Join our community of smart investors

Domino's concerns persist, despite strong third quarter

The pizza chain comfortably beat expectations during the three months to September 2017
October 11, 2017

Could things be on the up for Domino’s Pizza (DOM)? The shares rose by close to 14 per cent on the day management issued a better-than-expected third-quarter update. Like-for-like sales in the UK – up 8.1 per cent in the period – surged past the forecast 3.5 per cent growth rate. That's compared with a 1.6 per cent improvement during the preceding quarter. Internationally, where Domino’s spans Iceland, Switzerland and parts of the Nordic region, like-for-like sales were up a fifth. Given this renewed momentum, analysts believe the group could hit its annual targets, even if like-for-like sales were flat during the fourth quarter.

IC TIP: Sell at 335p

But there are reasons to remain sceptical. Brokerage Liberum reminded investors that the recent performance was helped by adverse weather and poor comparative figures in the aftermath of the Brexit referendum last year.
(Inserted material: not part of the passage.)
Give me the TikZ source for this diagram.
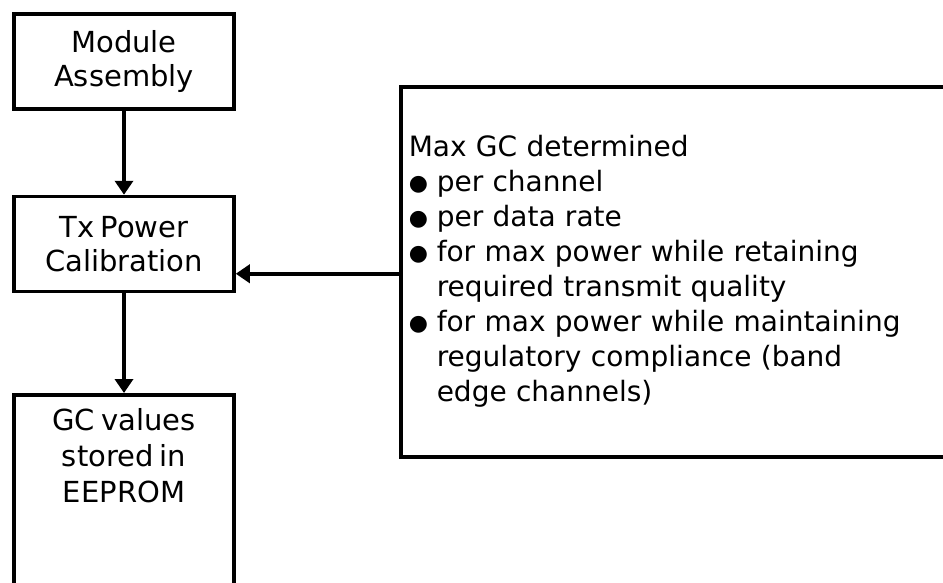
\documentclass[tikz,border=0pt]{standalone}
\usepackage{fontspec}
\setmainfont{DejaVu Sans}[WordSpace=0.65]
\usetikzlibrary{arrows.meta,positioning}
\newcommand{\blt}{\makebox[28pt][l]{\raisebox{1pt}{\fontsize{22}{22}\selectfont ●}}}

\begin{document}
\begin{tikzpicture}[x=1pt,y=-1pt,
  box/.style={draw,line width=3.5pt,minimum width=220pt,minimum height=95pt,align=center,font=\fontsize{29}{34}\selectfont},
  flow/.style={line width=3.5pt,-{Triangle[width=18pt,length=14pt]}}]
  \useasboundingbox (0,0) rectangle (943,582);

  \node[box] (assembly) at (124,61.5) {Module\\Assembly};
  \node[box] (txcal) at (124,244) {Tx Power\\Calibration};
  \node[box,anchor=north,inner ysep=14pt,font=\fontsize{29}{36}\selectfont] (eeprom) at (124,393)
    {\parbox[t][230pt][t]{200pt}{\centering GC values\\stored in\\EEPROM}};

  \node[draw,line width=3.5pt,anchor=north west,minimum height=370pt,text width=560pt,inner xsep=8pt,align=left,
        font=\fontsize{28}{35}\selectfont] (note) at (399,85)
    {Max GC determined\\
     \blt per channel\\
     \blt per data rate\\
     \blt for max power while retaining\\
     \hspace*{28pt}required transmit quality\\
     \blt for max power while maintaining\\
     \hspace*{28pt}regulatory compliance (band\\
     \hspace*{28pt}edge channels)};

  \draw[flow] (assembly) -- (txcal);
  \draw[flow] (txcal) -- (eeprom);
  \draw[flow] ([yshift=-2pt]note.west) -- ([yshift=-2pt]note.west -| txcal.east);
\end{tikzpicture}
\end{document}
Analysts also think “the long-term like-for-like sales trend is clear”. During the six months to June, like-for-like revenue growth slowed to just 2.4 per cent, compared with 13 per cent during the same period in 2016. Meanwhile, pressure continues to bear down on margins for the group’s franchisees. Analysts at Liberum are forecasting that the full-year operating margin will decline to 20.8 per cent, from 23 per cent a year earlier, as cost inflation persists. Promotions played a significant part too, so it’s likely profitability didn’t improve as much over the same timeframe.
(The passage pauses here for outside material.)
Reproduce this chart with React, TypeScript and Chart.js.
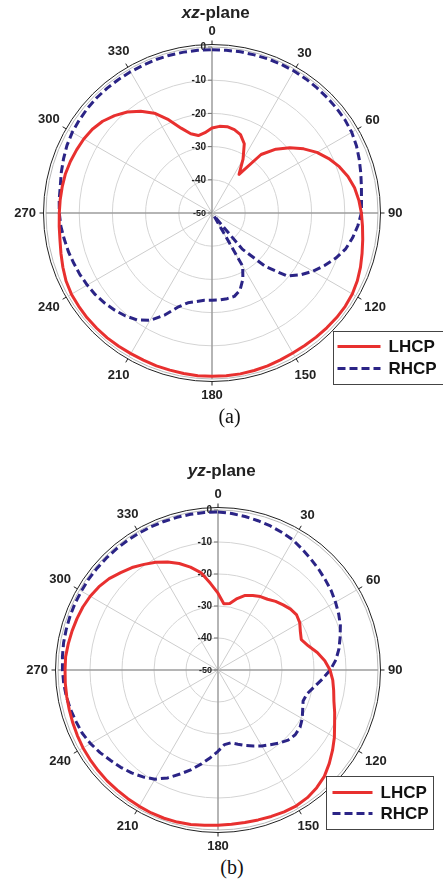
import React, { useEffect, useRef } from 'react';
import { Chart, registerables } from 'chart.js';

Chart.register(...registerables);

// Angle categories (degrees, clockwise from top), 5° resolution
const ANGLES = [
  0, 5, 10, 15, 20, 25, 30, 35, 40, 45, 50, 55,
  60, 65, 70, 75, 80, 85, 90, 95, 100, 105, 110, 115,
  120, 125, 130, 135, 140, 145, 150, 155, 160, 165, 170, 175,
  180, 185, 190, 195, 200, 205, 210, 215, 220, 225, 230, 235,
  240, 245, 250, 255, 260, 265, 270, 275, 280, 285, 290, 295,
  300, 305, 310, 315, 320, 325, 330, 335, 340, 345, 350, 355,
];

// Angle tick labels shown around the plot
const ANGLE_TICKS = [0, 30, 60, 90, 120, 150, 180, 210, 240, 270, 300, 330];

// Radial tick labels (dB)
const RADIAL_TICKS = [-50, -40, -30, -20, -10, 0];

const SERIES_NAMES = ['LHCP', 'RHCP'];

// (a) xz-plane
const XZ_LHCP = [
  -24.4, -23.8, -23.6, -24.0, -24.9, -27.0, -31.3, -35.8, -27.0, -22.8, -19.4, -16.3,
  -13.5, -11.2, -9.2, -7.6, -6.4, -5.6, -5.0, -4.5, -3.9, -3.2, -2.4, -1.7,
  -1.2, -1.0, -1.0, -1.1, -1.2, -1.3, -1.3, -1.2, -1.0, -0.9, -0.8, -0.8,
  -0.8, -0.8, -0.9, -1.0, -1.0, -1.1, -1.1, -1.0, -0.9, -0.9, -0.9, -1.0,
  -1.1, -1.5, -2.2, -2.9, -3.5, -3.8, -4.0, -4.1, -4.2, -4.3, -4.6, -5.0,
  -5.4, -6.0, -7.0, -8.5, -10.3, -12.6, -15.3, -19.0, -22.8, -25.3, -26.3, -25.7,
];
const XZ_RHCP = [
  -0.8, -0.8, -0.7, -0.7, -0.6, -0.6, -0.6, -0.7, -0.8, -0.9, -1.0, -1.1,
  -1.4, -2.0, -2.8, -3.6, -4.3, -4.8, -5.0, -5.9, -7.0, -8.3, -10.3, -12.6,
  -14.9, -17.5, -20.5, -27.2, -35.8, -49.0, -31.5, -28.0, -25.3, -24.0, -23.8, -23.7,
  -23.7, -23.6, -22.9, -22.0, -19.8, -16.0, -12.7, -10.7, -9.5, -8.6, -7.8, -7.1,
  -6.6, -6.1, -5.7, -5.2, -4.8, -4.3, -4.0, -3.8, -3.6, -3.0, -2.4, -1.8,
  -1.4, -1.2, -1.0, -0.9, -0.9, -0.9, -0.9, -0.9, -0.8, -0.8, -0.8, -0.8,
];

// (b) yz-plane
const YZ_LHCP = [
  -26.0, -29.2, -28.9, -26.9, -25.2, -24.3, -23.5, -23.0, -22.0, -21.2, -20.4, -20.0,
  -20.5, -21.6, -22.3, -20.8, -18.5, -16.5, -15.0, -14.0, -13.3, -12.5, -11.2, -9.8,
  -8.0, -6.3, -4.6, -3.0, -2.0, -1.3, -1.0, -1.1, -1.3, -1.5, -1.6, -1.6,
  -1.5, -1.3, -1.0, -0.8, -0.7, -0.7, -0.8, -0.9, -1.0, -1.0, -1.1, -1.2,
  -1.3, -1.5, -1.7, -1.9, -2.0, -2.1, -2.2, -2.2, -2.5, -2.8, -3.1, -3.4,
  -3.9, -4.6, -5.6, -7.0, -8.2, -9.7, -11.1, -12.8, -14.6, -16.7, -19.1, -22.8,
];
const YZ_RHCP = [
  -0.6, -0.9, -1.3, -1.7, -2.1, -2.6, -3.1, -4.0, -4.8, -5.5, -6.2, -6.8,
  -7.6, -8.4, -9.3, -10.5, -11.6, -13.0, -14.9, -17.3, -19.5, -21.2, -21.7, -20.8,
  -19.6, -18.7, -18.5, -19.0, -20.2, -21.5, -22.6, -23.8, -24.9, -26.0, -26.9, -26.6,
  -24.6, -22.5, -20.2, -17.8, -15.4, -12.8, -10.6, -9.2, -8.0, -7.0, -6.1, -5.0,
  -4.0, -3.2, -2.8, -2.3, -1.9, -1.6, -1.4, -1.2, -1.0, -0.9, -0.8, -0.7,
  -0.7, -0.6, -0.6, -0.6, -0.6, -0.6, -0.6, -0.6, -0.6, -0.6, -0.6, -0.6,
];

const RED = '#e8302f';
const NAVY = '#2b2486';
const FONT = 'Arial, "Liberation Sans", sans-serif';

const decoPlugin = {
  id: 'polarDeco',
  beforeDatasetsDraw(chart: any) {
    const s = chart.scales.r;
    const ctx = chart.ctx;
    const R = s.drawingArea;
    const cx = s.xCenter;
    const cy = s.yCenter;
    ctx.save();
    // outer frame circle
    ctx.strokeStyle = '#222';
    ctx.lineWidth = 1;
    ctx.beginPath();
    ctx.arc(cx, cy, R + 2.5, 0, Math.PI * 2);
    ctx.stroke();
    // angle ticks and labels
    ctx.font = `bold 13px ${FONT}`;
    ctx.fillStyle = '#222';
    ctx.textAlign = 'center';
    ctx.textBaseline = 'middle';
    const labels = chart.data.labels as number[];
    labels.forEach((lab, i) => {
      if (!ANGLE_TICKS.includes(lab)) return;
      const a = s.getIndexAngle(i);
      const p1 = s.getPointPosition(i, R + 2.5);
      const p2 = s.getPointPosition(i, R + 6.5);
      ctx.beginPath();
      ctx.moveTo(p1.x, p1.y);
      ctx.lineTo(p2.x, p2.y);
      ctx.stroke();
      const text = String(lab);
      const w = ctx.measureText(text).width;
      const d = R + 10 + Math.abs(Math.sin(a)) * w / 2 + Math.abs(Math.cos(a)) * 6;
      const p = s.getPointPosition(i, d);
      ctx.fillText(text, p.x, p.y + 0.5);
    });
    // radial tick labels
    ctx.textAlign = 'right';
    RADIAL_TICKS.forEach((v) => {
      const d = s.getDistanceFromCenterForValue(v);
      ctx.font = v === -50 ? `bold 9px ${FONT}` : `bold 10px ${FONT}`;
      ctx.fillStyle = '#222';
      ctx.fillText(String(v), cx - 6, cy - d + 0.5);
      ctx.strokeStyle = '#777';
      ctx.beginPath();
      ctx.moveTo(cx - 4, cy - d);
      ctx.lineTo(cx, cy - d);
      ctx.stroke();
    });
    ctx.restore();
  },
  afterDraw(chart: any, _args: any, opts: any) {
    const L = opts && opts.box;
    if (!L) return;
    const ctx = chart.ctx;
    ctx.save();
    ctx.fillStyle = '#fff';
    ctx.fillRect(L.x, L.y, L.w, L.h);
    ctx.strokeStyle = '#444';
    ctx.lineWidth = 1;
    ctx.strokeRect(L.x, L.y, L.w, L.h);
    chart.data.datasets.forEach((ds: any, i: number) => {
      const y = L.y + L.row0 + i * L.rowGap;
      ctx.strokeStyle = ds.borderColor;
      ctx.lineWidth = ds.borderWidth;
      ctx.setLineDash(ds.borderDash || []);
      ctx.beginPath();
      ctx.moveTo(L.x + L.lineX0, y);
      ctx.lineTo(L.x + L.lineX1, y);
      ctx.stroke();
      ctx.setLineDash([]);
      ctx.fillStyle = '#111';
      ctx.font = `bold 17px ${FONT}`;
      ctx.textAlign = 'left';
      ctx.textBaseline = 'middle';
      ctx.fillText(ds.label, L.x + L.textX, y + 1);
    });
    ctx.restore();
  },
};

function makeConfig(lhcp: number[], rhcp: number[], padding: any, box: any) {
  return {
    type: 'radar' as const,
    data: {
      labels: ANGLES,
      datasets: [
        {
          label: SERIES_NAMES[0],
          data: lhcp,
          borderColor: RED,
          borderWidth: 3,
          pointRadius: 0,
          fill: false,
          tension: 0,
          borderJoinStyle: 'round',
        },
        {
          label: SERIES_NAMES[1],
          data: rhcp,
          borderColor: NAVY,
          borderWidth: 3,
          borderDash: [8, 4],
          pointRadius: 0,
          fill: false,
          tension: 0,
          borderJoinStyle: 'round',
        },
      ],
    },
    options: {
      animation: false,
      responsive: false,
      maintainAspectRatio: false,
      devicePixelRatio: 1,
      layout: { padding },
      plugins: {
        legend: { display: false },
        tooltip: { enabled: false },
        polarDeco: { box },
      },
      scales: {
        r: {
          min: -50,
          max: 0,
          beginAtZero: false,
          startAngle: 0,
          ticks: { display: false, stepSize: 10 },
          pointLabels: { display: false },
          grid: {
            circular: true,
            color: (c: any) => (c.tick && c.tick.value === 0 ? '#b8b8b8' : '#d4d4d4'),
            lineWidth: 1,
          },
          angleLines: {
            display: true,
            color: (c: any) => (c.index % 18 === 0 ? '#9c9c9c' : '#cdcdcd'),
            lineWidth: (c: any) => (c.index % 18 === 0 ? 1.5 : c.index % 6 === 0 ? 1 : 0),
          },
        },
      },
    },
    plugins: [decoPlugin],
  };
}

function PolarChart(props: {
  lhcp: number[];
  rhcp: number[];
  top: number;
  height: number;
  padding: any;
  box: any;
}) {
  const ref = useRef<HTMLCanvasElement | null>(null);
  useEffect(() => {
    if (!ref.current) return;
    const chart = new Chart(ref.current, makeConfig(props.lhcp, props.rhcp, props.padding, props.box) as any);
    return () => chart.destroy();
  }, []);
  return (
    <canvas
      ref={ref}
      width={443}
      height={props.height}
      style={{ position: 'absolute', left: 0, top: props.top, width: 443, height: props.height }}
    />
  );
}

const textAbs = (x: number, y: number): React.CSSProperties => ({
  position: 'absolute',
  left: x,
  top: y,
  transform: 'translate(-50%, -50%)',
  whiteSpace: 'nowrap',
  lineHeight: 1,
});

export default function App() {
  return (
    <div style={{ position: 'absolute', left: 0, top: 0, width: 443, height: 880, background: '#fff', overflow: 'hidden' }}>
      <PolarChart
        lhcp={XZ_LHCP}
        rhcp={XZ_RHCP}
        top={0}
        height={402}
        padding={{ left: 46, top: 47, right: 64, bottom: 22 }}
        box={{ x: 333.5, y: 331.5, w: 110, h: 53, row0: 15, rowGap: 22, lineX0: 4, lineX1: 47, textX: 55 }}
      />
      <PolarChart
        lhcp={YZ_LHCP}
        rhcp={YZ_RHCP}
        top={440}
        height={413}
        padding={{ left: 58, top: 70, right: 64, bottom: 22 }}
        box={{ x: 326.5, y: 336.5, w: 107, h: 53, row0: 16, rowGap: 21, lineX0: 6, lineX1: 46, textX: 54 }}
      />
      <div style={{ ...textAbs(215.8, 13), font: `bold 17px ${FONT}`, color: '#222' }}>
        <i>xz</i>-plane
      </div>
      <div style={{ ...textAbs(221.7, 471), font: `bold 17px ${FONT}`, color: '#222' }}>
        <i>yz</i>-plane
      </div>
      <div style={{ ...textAbs(229.5, 416), font: '20px "Liberation Serif", "Times New Roman", serif', color: '#111' }}>
        (a)
      </div>
      <div style={{ ...textAbs(232, 867), font: '20px "Liberation Serif", "Times New Roman", serif', color: '#111' }}>
        (b)
      </div>
    </div>
  );
}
By contrast, analysts at N+1 Singer praised Domino’s recent marketing campaign “The Food of Everything”, which drove a record 200,000 online orders – 140 a minute – on the last Saturday in September. They also think there’s reason to be optimistic about the rhetoric surrounding new openings. Management said 19 new stores opened in the period, including the 1,000th store in the UK. It also plans to open a record 90 stores in the UK this year, with an encouraging pipeline already in place for new openings in early 2018.

However, there were notes of caution in management’s tone. Chief executive David Wild admitted UK consumers continued to focus on value. But, ultimately, thanks to the recent sales surge, combined with lower capital expenditure commitments, it’s thought full-year profits will be at least in line with current market expectations.